La technique récente de Bruno Wagner, photographe, vise à jouer de la symétrie. Les explosions en tests de Rorschach libèrent des visions de bêtes minérales, de feu d'artifice, de gouttes d'eau, de visages bloqués dans des roches. Haut et bas s'inversent, les tableaux doubles jouent aux sept erreurs, la symétrie parfois décalée oblige à prendre le temps de comprendre ou de se laisser aller à l'hypnose, au vertige du double qui n'en est pas un.
Une galerie dépucelée enferme une saveur : celle d'être les premiers à avoir accès et à voir. Pourtant, le premier récit réserve une autre surprise : quand, après avoir élargi une voie, le groupe se retrouve dans le couloir d'une mine abandonnée d'Ariège ! C'est alors l'occasion de créer des superpositions d'images. Sur les parois, on distingue soudain les portraits de mineurs, de leurs chevaux, de leurs wagons. Fantômes d'ouvriers.
Les visages photographiés des compagnons spéléologues sont souvent tendus, guettant ce qui peut surgir... ou bien voyant déjà. Des jeux de lumière font émerger des crânes aux orbites géantes. Les joies soudaines éclatent et les jeux se succèdent, irrévérencieux : sculptures de glaise anachroniques, punk à crête et grenouille adulée telle une divinité lovecraftienne. Les rites païens sont des dépravations et des bizutages continuels, mettant en scène des canards en plastique, mascottes du club.
Ce livre réussit l'exploit de ne pas être simplement un beau livre de photographies.
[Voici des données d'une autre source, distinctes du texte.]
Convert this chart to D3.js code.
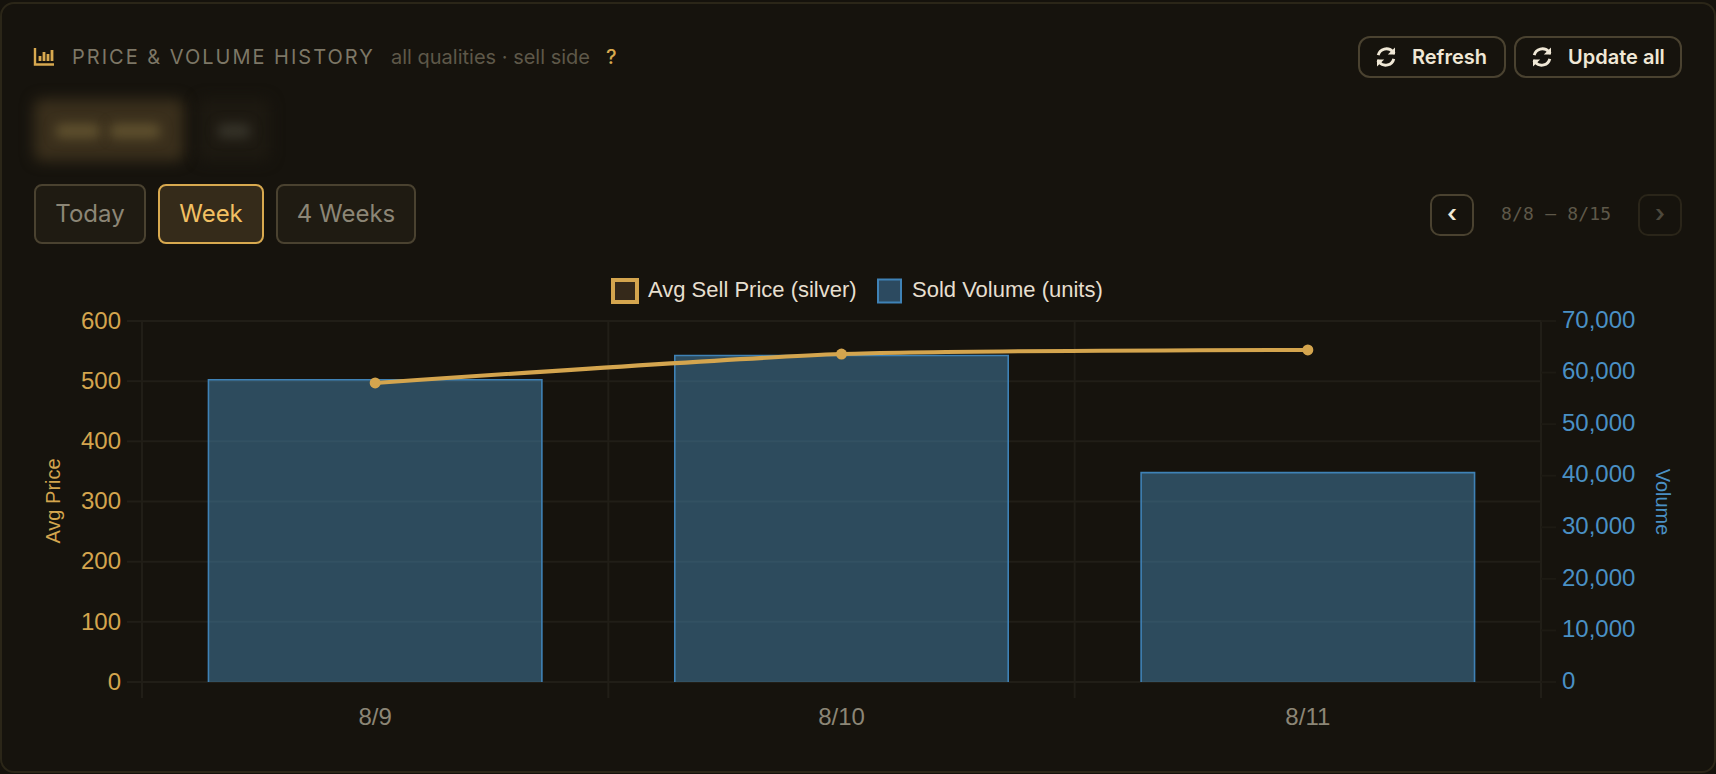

Les textes qui accompagnent les images, disséminés, sont des évocations stylistiques de haute volée. Délires lacaniens, référencements incessants de contre-culture, ode au génie de Lewis Carroll qui avait saisi subrepticement que tout se joue sous terre, hommages aux rêves éveillés de Little Nemo, ils sont une porte à peine entrebâillée sur un univers de secrets et de connivences. Le badinage est fin et lettré, c'est une pause émerveillée qui dure plus de temps que prévu, un passage vers les découvertes et les voyages intérieurs.